Simple: we progressively reduce the cap. Both National and Labour have at least nominally committed to long-term emissions reductions (though National has set its target so far in the future that it looks like another excuse to do nothing at the moment), and reducing the cap is the best way of producing them. A diminishing supply of permits will force polluters to either reduce emissions, or to buy credits from overseas to cover their excess. Provided overseas reductions are robust, it doesn't matter which they do - a ton of carbon is a ton of carbon, and it doesn't matter much where its not coming from.

How steep a path we take depends in part on whether there is an international agreement setting tough targets to drive emissions reductions. But we can get some idea from the party's commitments. National, for example, has committed to reducing net carbon-equivalent emissions to 50% of 1990 levels by 2050. Net 1990 emissions were 40 MTCO2-e, so this equates to a 2050 cap of 20 MTCO2-e. If the 2013 cap is 65 MTCO2-e, then this means lowering the cap by ~1.2 MTCO2-e per year, or 6 MTCO2-e per five-year period.

Labour's downward path is more difficult to determine. They've committed to a carbon-neutral electricity sector by 2025, carbon-neutral stationary energy by 2030, and carbon-neutral transport by 2040. What this means in practice is simply not allocating any credits to cover their emissions, forcing them to buy offsets from forestry or overseas, but the net result is that by 2040 the government will only be allocating credits for agriculture and industrial emissions.

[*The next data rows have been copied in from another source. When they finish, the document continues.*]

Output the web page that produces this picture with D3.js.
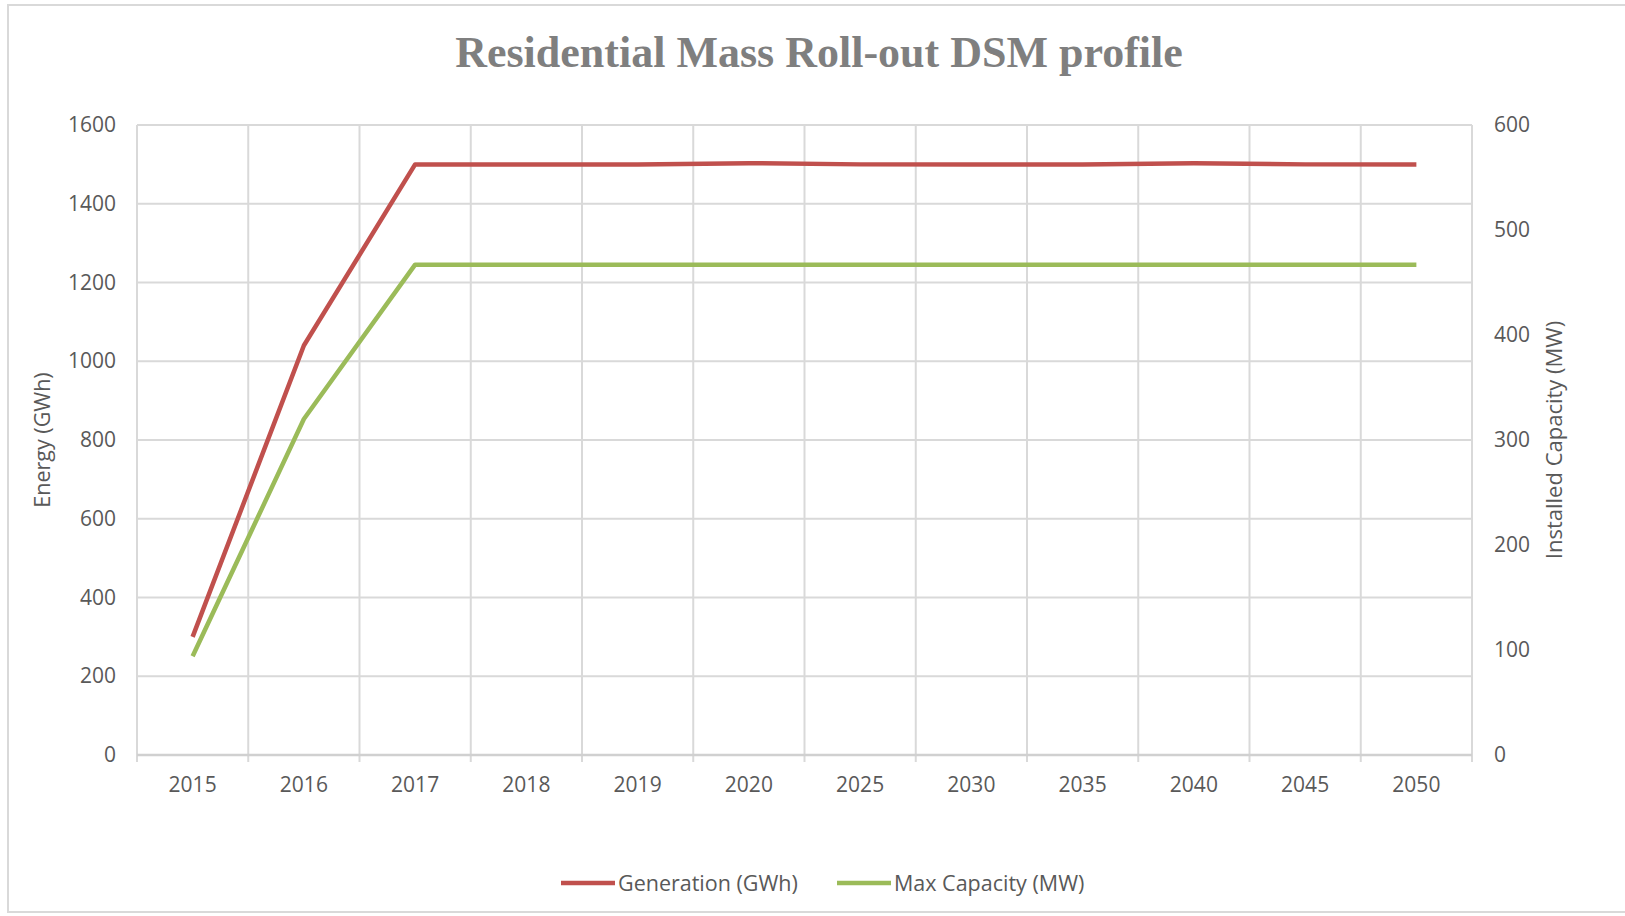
<!DOCTYPE html>
<html>
<head>
<meta charset="utf-8">
<script src="https://cdn.jsdelivr.net/npm/d3@7"></script>
<style>
  body { margin: 0; background: #fff; }
  svg { display: block; }
</style>
</head>
<body>
<div id="chart"></div>
<script>
// chart data
const years = ["2015", "2016", "2017", "2018", "2019", "2020", "2025", "2030", "2035", "2040", "2045", "2050"];
const generation = [300, 1040, 1500, 1500, 1500, 1503, 1500, 1500, 1500, 1503, 1500, 1500];
const maxCapacity = [94, 320, 467, 467, 467, 467, 467, 467, 467, 467, 467, 467];
const leftTicks = [0, 200, 400, 600, 800, 1000, 1200, 1400, 1600];
const rightTicks = [0, 100, 200, 300, 400, 500, 600];

const width = 1625, height = 916;
const margin = { top: 125, bottom: 161, left: 137, right: 153 };
const gridColor = "#d9d9d9";
const textColor = "#595959";
const font = "'Open Sans', sans-serif";

const svg = d3.select("#chart").append("svg")
  .attr("width", width)
  .attr("height", height);

// outer frame
svg.append("rect")
  .attr("x", 8).attr("y", 5)
  .attr("width", width + 20).attr("height", 907)
  .attr("fill", "none")
  .attr("stroke", gridColor)
  .attr("stroke-width", 2);

const x = d3.scaleBand()
  .domain(years)
  .range([margin.left, width - margin.right]);

const yLeft = d3.scaleLinear()
  .domain([0, 1600])
  .range([height - margin.bottom, margin.top]);

const yRight = d3.scaleLinear()
  .domain([0, 600])
  .range([height - margin.bottom, margin.top]);

// horizontal gridlines
svg.append("g")
  .selectAll("line")
  .data(leftTicks)
  .enter()
  .append("line")
  .attr("x1", x.range()[0])
  .attr("x2", x.range()[1])
  .attr("y1", d => yLeft(d))
  .attr("y2", d => yLeft(d))
  .attr("stroke", gridColor)
  .attr("stroke-width", 2);

// vertical gridlines at category edges (with small ticks below axis)
const edges = years.map(d => x(d)).concat([x.range()[1]]);
svg.append("g")
  .selectAll("line")
  .data(edges)
  .enter()
  .append("line")
  .attr("x1", d => d)
  .attr("x2", d => d)
  .attr("y1", yLeft(1600))
  .attr("y2", yLeft(0) + 7)
  .attr("stroke", gridColor)
  .attr("stroke-width", 2);

// x axis line
svg.append("line")
  .attr("x1", x.range()[0]).attr("x2", x.range()[1])
  .attr("y1", yLeft(0)).attr("y2", yLeft(0))
  .attr("stroke", "#d0d0d0")
  .attr("stroke-width", 2.5);

// axes (labels only)
const xAxis = svg.append("g")
  .attr("transform", `translate(0, ${yLeft(0)})`)
  .call(d3.axisBottom(x).tickSize(0).tickPadding(22));

const leftAxis = svg.append("g")
  .attr("transform", `translate(${margin.left}, 0)`)
  .call(d3.axisLeft(yLeft).tickValues(leftTicks).tickFormat(d3.format("d")).tickSize(0).tickPadding(21));

const rightAxis = svg.append("g")
  .attr("transform", `translate(${width - margin.right}, 0)`)
  .call(d3.axisRight(yRight).tickValues(rightTicks).tickFormat(d3.format("d")).tickSize(0).tickPadding(22));

[xAxis, leftAxis, rightAxis].forEach(g => {
  g.select(".domain").remove();
  g.selectAll("text")
    .attr("font-family", font)
    .attr("font-size", "21px")
    .attr("fill", textColor);
});

// lines
const genLine = d3.line()
  .x((d, i) => x(years[i]) + x.bandwidth() / 2)
  .y(d => yLeft(d));

const capLine = d3.line()
  .x((d, i) => x(years[i]) + x.bandwidth() / 2)
  .y(d => yRight(d));

svg.append("path")
  .datum(generation)
  .attr("d", genLine)
  .attr("fill", "none")
  .attr("stroke", "#c0504d")
  .attr("stroke-width", 4.5)
  .attr("stroke-linejoin", "round");

svg.append("path")
  .datum(maxCapacity)
  .attr("d", capLine)
  .attr("fill", "none")
  .attr("stroke", "#9bbb59")
  .attr("stroke-width", 4.5)
  .attr("stroke-linejoin", "round");

// title
svg.append("text")
  .text("Residential Mass Roll-out DSM profile")
  .attr("x", 819)
  .attr("y", 67)
  .attr("text-anchor", "middle")
  .attr("font-family", "'Liberation Serif', 'DejaVu Serif', serif")
  .attr("font-weight", "bold")
  .attr("font-size", "44px")
  .attr("fill", "#7f7f7f");

// axis titles
svg.append("text")
  .text("Energy (GWh)")
  .attr("transform", `translate(50, ${(yLeft(0) + yLeft(1600)) / 2}) rotate(-90)`)
  .attr("text-anchor", "middle")
  .attr("font-family", font)
  .attr("font-size", "21.5px")
  .attr("fill", textColor);

svg.append("text")
  .text("Installed Capacity (MW)")
  .attr("transform", `translate(1562, ${(yLeft(0) + yLeft(1600)) / 2}) rotate(-90)`)
  .attr("text-anchor", "middle")
  .attr("font-family", font)
  .attr("font-size", "22px")
  .attr("fill", textColor);

// legend
const legendItems = [
  { name: "Generation (GWh)", color: "#c0504d", x: 561 },
  { name: "Max Capacity (MW)", color: "#9bbb59", x: 837 }
];
const legend = svg.append("g");
legendItems.forEach(item => {
  legend.append("line")
    .attr("x1", item.x).attr("x2", item.x + 54)
    .attr("y1", 883).attr("y2", 883)
    .attr("stroke", item.color)
    .attr("stroke-width", 4.5);
  legend.append("text")
    .text(item.name)
    .attr("x", item.x + 57)
    .attr("y", 883)
    .attr("dy", "0.35em")
    .attr("font-family", font)
    .attr("font-size", "21.5px")
    .attr("fill", textColor);
});
</script>
</body>
</html>
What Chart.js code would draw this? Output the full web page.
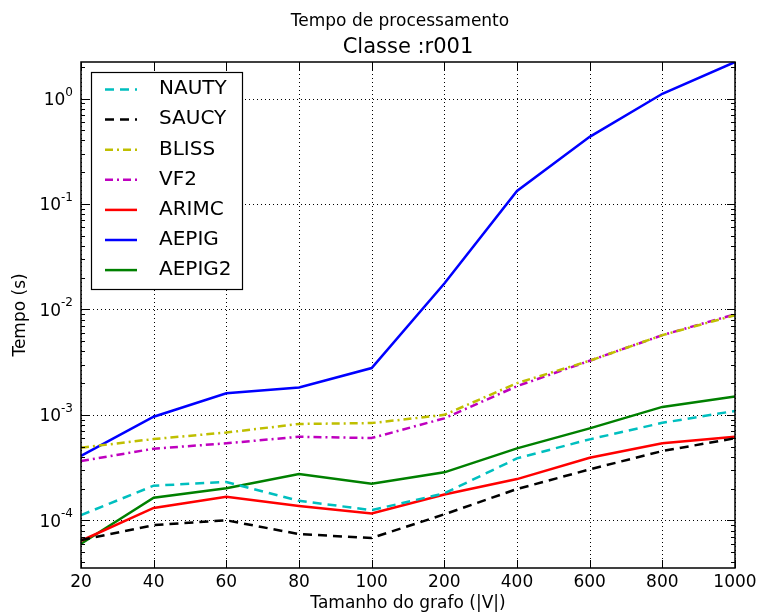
<!DOCTYPE html>
<html>
<head>
<meta charset="utf-8">
<script src="https://cdn.jsdelivr.net/npm/chart.js@4.4.0/dist/chart.umd.min.js"></script>
<style>
  html, body { margin: 0; padding: 0; background: #fff; }
  #wrap { width: 761px; height: 616px; }
</style>
</head>
<body>
<div id="wrap"><canvas id="c" width="761" height="616"></canvas></div>
<script>
const categories = ['20', '40', '60', '80', '100', '200', '400', '600', '800', '1000'];
const nauty  = [1.12e-4, 2.13e-4, 2.31e-4, 1.53e-4, 1.25e-4, 1.80e-4, 3.87e-4, 5.86e-4, 8.4e-4, 1.09e-3];
const saucy  = [6.5e-5, 9.0e-5, 1.0e-4, 7.4e-5, 6.8e-5, 1.14e-4, 1.98e-4, 3.04e-4, 4.54e-4, 6.0e-4];
const bliss  = [4.88e-4, 5.9e-4, 6.8e-4, 8.2e-4, 8.36e-4, 1.0e-3, 2.0e-3, 3.26e-3, 5.7e-3, 8.8e-3];
const vf2    = [3.65e-4, 4.78e-4, 5.37e-4, 6.2e-4, 6.03e-4, 9.27e-4, 1.87e-3, 3.26e-3, 5.7e-3, 9.0e-3];
const arimc  = [6.4e-5, 1.31e-4, 1.67e-4, 1.37e-4, 1.16e-4, 1.76e-4, 2.46e-4, 3.92e-4, 5.37e-4, 6.2e-4];
const aepig  = [4.08e-4, 9.6e-4, 1.6e-3, 1.82e-3, 2.78e-3, 1.76e-2, 0.133, 0.433, 1.11, 2.22];
const aepig2 = [6.0e-5, 1.64e-4, 2.01e-4, 2.75e-4, 2.22e-4, 2.85e-4, 4.81e-4, 7.45e-4, 1.19e-3, 1.49e-3];
const yDecades = [-4, -3, -2, -1, 0];
const yMin = 3.53e-5, yMax = 2.22;
const titleText = 'Tempo de processamento';
const subtitleText = 'Classe :r001';

const FONT = "'DejaVu Sans', sans-serif";

function ds(label, data, color, dash) {
  return {
    label, data, borderColor: color, backgroundColor: color,
    borderWidth: 2.5, borderDash: dash, pointRadius: 0, tension: 0, fill: false
  };
}

const decoPlugin = {
  id: 'deco',
  beforeDatasetsDraw(chart) {
    const ctx = chart.ctx;
    const ca = chart.chartArea;
    const y = chart.scales.y, x = chart.scales.x;
    ctx.save();
    ctx.strokeStyle = '#000';
    ctx.lineWidth = 1;
    ctx.setLineDash([1, 3]);
    ctx.beginPath();
    yDecades.forEach(d => {
      const py = Math.round(y.getPixelForValue(Math.pow(10, d))) + 0.5;
      ctx.moveTo(ca.left, py); ctx.lineTo(ca.right, py);
    });
    categories.forEach((c, i) => {
      const px = Math.round(x.getPixelForValue(i)) + 0.5;
      ctx.moveTo(px, ca.top); ctx.lineTo(px, ca.bottom);
    });
    ctx.stroke();
    ctx.restore();
  },
  afterDatasetsDraw(chart) {
    const ctx = chart.ctx;
    const ca = chart.chartArea;
    const y = chart.scales.y, x = chart.scales.x;
    ctx.save();
    // titles
    ctx.fillStyle = '#000';
    ctx.textAlign = 'center';
    ctx.textBaseline = 'alphabetic';
    ctx.font = '17px ' + FONT;
    ctx.fillText(titleText, 400, 25.5);
    ctx.font = '21px ' + FONT;
    ctx.fillText(subtitleText, (ca.left + ca.right) / 2, 52.5);
    // frame
    ctx.strokeStyle = '#000';
    ctx.lineWidth = 1.5;
    ctx.setLineDash([]);
    ctx.strokeRect(ca.left, ca.top, ca.right - ca.left, ca.bottom - ca.top);
    // y ticks: major and minor, inside on left and right
    ctx.lineWidth = 1;
    ctx.beginPath();
    for (let d = -5; d <= 0; d++) {
      for (let m = 1; m <= 9; m++) {
        const v = m * Math.pow(10, d);
        if (v < yMin || v > yMax) continue;
        const py = Math.round(y.getPixelForValue(v)) + 0.5;
        const len = (m === 1) ? 8 : 4;
        ctx.moveTo(ca.left, py); ctx.lineTo(ca.left + len, py);
        ctx.moveTo(ca.right, py); ctx.lineTo(ca.right - len, py);
      }
    }
    // x ticks top and bottom
    categories.forEach((c, i) => {
      const px = Math.round(x.getPixelForValue(i)) + 0.5;
      ctx.moveTo(px, ca.bottom); ctx.lineTo(px, ca.bottom - 8);
      ctx.moveTo(px, ca.top); ctx.lineTo(px, ca.top + 8);
    });
    ctx.stroke();
    // y tick labels with superscript
    ctx.fillStyle = '#000';
    ctx.textBaseline = 'alphabetic';
    yDecades.forEach(d => {
      const py = y.getPixelForValue(Math.pow(10, d));
      const exp = String(d);
      ctx.font = '12px ' + FONT;
      const ew = ctx.measureText(exp).width;
      ctx.font = '17px ' + FONT;
      const bw = ctx.measureText('10').width;
      const right = ca.left - 8;
      const bx = right - ew - bw;
      ctx.textAlign = 'left';
      ctx.fillText('10', bx, py + 6.5);
      ctx.font = '12px ' + FONT;
      ctx.fillText(exp, bx + bw, py - 3);
    });
    // legend
    const lx = 91, ly = 72, lw = 151, lh = 217;
    ctx.fillStyle = '#fff';
    ctx.fillRect(lx, ly, lw, lh);
    ctx.strokeStyle = '#000';
    ctx.lineWidth = 1.2;
    ctx.strokeRect(lx + 0.5, ly + 0.5, lw, lh);
    chart.data.datasets.forEach((d, i) => {
      const ry = 89.5 + i * 30.1;
      ctx.strokeStyle = d.borderColor;
      ctx.lineWidth = 2.5;
      ctx.setLineDash(d.borderDash || []);
      ctx.beginPath();
      ctx.moveTo(105, ry); ctx.lineTo(137, ry);
      ctx.stroke();
      ctx.setLineDash([]);
      ctx.fillStyle = '#000';
      ctx.font = '20px ' + FONT;
      ctx.textAlign = 'left';
      ctx.textBaseline = 'alphabetic';
      ctx.fillText(d.label, 159, 94.3 + i * 30.1);
    });
    ctx.restore();
  }
};

new Chart(document.getElementById('c'), {
  type: 'line',
  data: {
    labels: categories,
    datasets: [
      ds('NAUTY', nauty, '#00bfbf', [9, 6]),
      ds('SAUCY', saucy, '#000000', [9, 6]),
      ds('BLISS', bliss, '#bfbf00', [8, 4, 2, 4]),
      ds('VF2', vf2, '#bf00bf', [8, 4, 2, 4]),
      ds('ARIMC', arimc, '#ff0000', []),
      ds('AEPIG', aepig, '#0000ff', []),
      ds('AEPIG2', aepig2, '#008000', [])
    ]
  },
  options: {
    responsive: false,
    animation: false,
    devicePixelRatio: 1,
    layout: { padding: { left: 0, right: 26, top: 62, bottom: 0 } },
    plugins: {
      legend: { display: false },
      tooltip: { enabled: false },
      title: { display: false },
      subtitle: { display: false }
    },
    scales: {
      x: {
        type: 'category',
        offset: false,
        grid: { display: false, drawTicks: false, offset: false },
        border: { display: false },
        ticks: { color: '#000', font: { family: FONT, size: 17 }, padding: 4, maxRotation: 0, autoSkip: false },
        title: { display: true, text: 'Tamanho do grafo (|V|)', color: '#000',
                 font: { family: FONT, size: 17 }, padding: { top: 0, bottom: 2 } },
        afterFit(s) { s.height = 48; }
      },
      y: {
        type: 'logarithmic',
        min: yMin, max: yMax,
        afterBuildTicks(s) { s.ticks = yDecades.map(d => ({ value: Math.pow(10, d), major: true })); },
        grid: { display: false, drawTicks: false },
        border: { display: false },
        ticks: { display: false },
        title: { display: true, text: 'Tempo (s)', color: '#000',
                 font: { family: FONT, size: 17 }, padding: { top: 10, bottom: 0 } },
        afterFit(s) { s.width = 81; }
      }
    }
  },
  plugins: [decoPlugin]
});
</script>
</body>
</html>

Unfortunately, there's no clue as to how much they will allocate, but given the level of agricultural emissions (37.5 MTCO2-e in 2005), if that is all Labour plans to do, their path is almost certain to be higher than National's (another way of looking at it is to look at the amount required to be offset in each of the start years: this suggests Labour would lower the cap by 24 MTCO2-e by 2040, or a mere 0.9 MTCO2-e per year).

But what if we want to go deeper? The good news is that we have a fair amount of flexibility here, and by spreading reductions out gradually we are less likely to see shocks. So for example if we wanted to reduce 2050 emissions to 25% of net 1990 emissions (or about 10 MTCO2-e), we would only have to lower the cap by 1.5 MTCO2-e a year instead of 1.2. That's not a big difference annually, but it will make all the difference in the world at the end-point.

In the long-term, setting a downward path for emissions isn't that difficult. The difficult bit seems to be taking the first steps.